Opinion
No. 19-20279
02-28-2020
Summary Calendar Appeal from the United States District Court for the Southern District of Texas
USDC No. 4:19-CV-113 Before CLEMENT, ELROD, and OLDHAM, Circuit Judges. PER CURIAM:
Pursuant to 5TH CIR. R. 47.5, the court has determined that this opinion should not be published and is not precedent except under the limited circumstances set forth in 5TH CIR. R. 47.5.4. --------
This suit stems from a parental-termination proceeding in Texas state court. After that proceeding, Plaintiff Jeffrey Batista sued Defendants Christin Carter and Jhillian Tillis—both Texas Department of Family and Protective Services employees—under 42 U.S.C. § 1983. Generously construed, his complaint alleged that he was deprived of his rights because Defendants did not follow Texas Family Code § 161.001 and because his appellate attorney was appointed after the jurisdictional deadline to file his state appeal. Defendants moved to dismiss for lack of subject-matter jurisdiction and for failure to state a claim. FED. R. CIV. P. 12(b)(1), (6). The district court granted the motion, holding that it lacked subject-matter jurisdiction. We affirm.
In August 2017, the Texas 314th District Court terminated Batista's parent-child relationship with his four children; Batista then appealed to the Texas Fourteenth Court of Appeals. See In re L.M.R.B., No. 14-18-00024-CV, 2018 WL 830287, at *1 (Tex. App.—Houston [14th Dist.] Feb. 13, 2018, pet. denied) (per curiam) (mem. op.). Because Batista filed his notice of appeal 138 days past the filing deadline, that court dismissed Batista's appeal for lack of jurisdiction. Id. The Texas Supreme Court denied review. In re L.M.R.B., No. 18-0161, 2018 Tex. LEXIS 1079, at *1 (Oct. 19, 2018).
Although Batista does not explicitly ask to overturn the state-court judgment, his suit in essence challenges the soundness of that judgment—either the state trial court did not follow Texas law, or the state appellate court denied him due process by dismissing his appeal despite the late appointment of his attorney. The district court correctly determined that it lacked jurisdiction over such a suit.

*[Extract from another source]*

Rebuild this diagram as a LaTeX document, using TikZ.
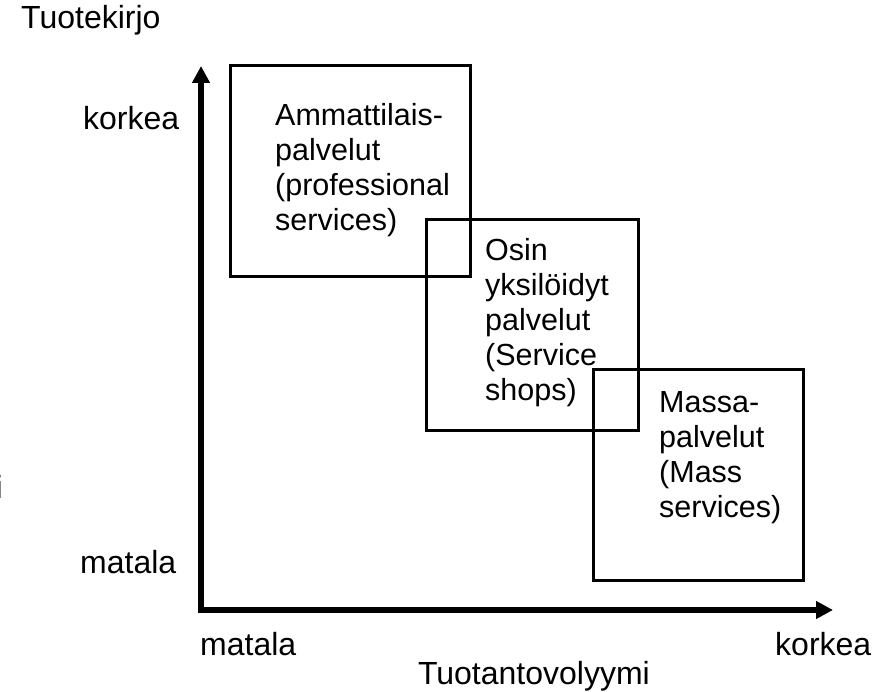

Under the Rooker-Feldman doctrine, "federal district courts lack jurisdiction to entertain collateral attacks" on state-court judgments. Liedtke v. State Bar of Tex., 18 F.3d 315, 317 (5th Cir. 1994); see Rooker v. Fidelity Tr. Co., 263 U.S. 413 (1923); D.C. Court of Appeals v. Feldman, 460 U.S. 462 (1983). If a federal question arose in the state proceeding, Batista needed to raise it for the state court to resolve. Liedtke, 18 F.3d at 317. If the state court erred, Batista's sole federal recourse after exhausting his state appeals was to apply for a writ of certiorari to the United States Supreme Court. Id. Instead of doing that, he filed suit in a federal district court. The court lacked jurisdiction to entertain such a collateral attack.
And that Batista frames his complaint as a civil-rights action does not save his suit from dismissal under this doctrine. When a § 1983 suit is "inextricably intertwined" with a state-court judgment such that the suit is, essentially, an attack on that judgment, district courts lack original jurisdiction over the suit. Id. at 317-18 (collecting cases). Here, whether Defendants deprived Batista of any rights depends solely on the legal issues already ruled on in state court. For the district court to find in his favor, it would have to contradict the state-court judgment. Batista's § 1983 claim is, therefore, "inextricably intertwined" with that judgment, and the district court lacked jurisdiction to hear the suit. DISMISSED.